In the present case, Appellant Nos.1 and 2/Transferee Companies filed their original Returns of Income on 30.09.2016 and 30.11.2016 respectively. Thereafter, they entered into Schemes of Arrangement and Amalgamation with 9 Transferor Companies in 2017. The Schemes were finally sanctioned and approved by the NCLT, Chennai vide final orders dated 20.04.2018 and 01.05.2018. The Appointed Date as per the Schemes was 01.01.2015. Consequently, the Transferor/ Amalgamating Companies ceased to exist with effect from the Appointed Date, and the assets, profits, and losses, etc. were transferred to the books of the Appellants/ Transferee Companies/Amalgamated

Companies. The Schemes incorporated provisions for filing the revised Returns beyond the prescribed time limit since the Schemes would come into force retrospectively from the Appointed Date i.e. 01.01.2015.


The Appellants filed their Revised Returns on 27.11.2018. The recomputation would have a bearing on the total income of the Appellants with respect to the A.Y. 20162018, particularly on matters in relation to carrying forward losses, unabsorbed depreciation, etc. The Department informed the Appellants on 05.08.2019 that since the revised Returns were not in accordance with Sections 139(5), 139(3) of the Act read with Rule 12(3) of the Income Tax Rules, 1962, the revised Returns were invalid, and could not be considered in view of the procedural requirement under Section 119(2)(b) read with CBDT Circular No. 9 of 2015. Aggrieved by the Judgment of the Division Bench, the Appellants filed the present common Civil Appeals on 09.08.2019 before this Court. The Appellants made a representation on 22.07.2019 stating that subsequent to the approval and sanction of the Scheme of Arrangement and Amalgamation, the

income of the Transferor companies merged in the hands of the Appellants w.e.f. 01.01.2015, being the Appointed Date as the “date of succession” under S.170 of the Act. Accordingly, the Appellants requested the Department to give cognizance to the Scheme, and accept the revised Return of Income filed on 27.11.2018, while completing the assessment for the A.Y. 20162017.

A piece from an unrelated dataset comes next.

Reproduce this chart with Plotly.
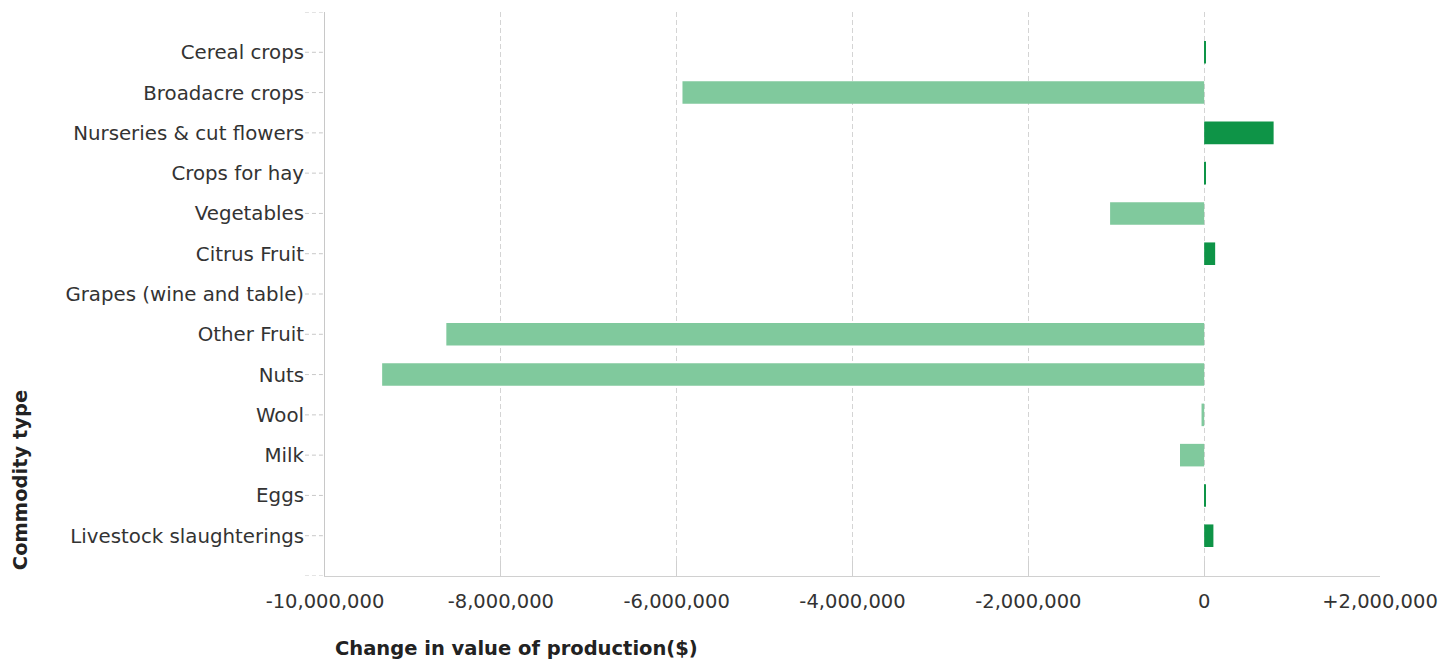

The counsel appearing for the Department relied on Section 139(5) and 119(2)(b) of the Income Tax Act read with Circular No.9 of 2015 issued by the CBDT to contend that the Appellant ought to have made an application for condonation of delay, and sought permission from the CBDT, before filing the revised Returns beyond the statutory period of 31.03.2018. The Appellants having belatedly filed their revised Returns on 27.11.2018, which was beyond the due date of 31.03.2018 for A.Y. 20162017, the assessment could only be done on the basis of the original Returns filed by the Appellants.


Thereby, this Honourable Court, after inferring the facts and circumstances of the case, gave its judgment as under,

“In light of the aforesaid discussion, we find that the learned Single Judge had rightly allowed the Writ Petitions. We accordingly set aside the impugned Judgment and Order dated 04.07.0219 passed by the learned Division Bench, and

restore the judgment dated 30.04.2019 passed by the learned Single Judge. Accordingly, the Civil Appeals are allowed. The Department is directed to receive the revised Returns of Income for A.Y. 20162017 filed by the Appellants, and complete the assessment for A.Y. 20162017 after taking into account the Schemes of Arrangement and Amalgamation as sanctioned by the NCLT. Pending Applications, if any, are accordingly disposed of Ordered accordingly.”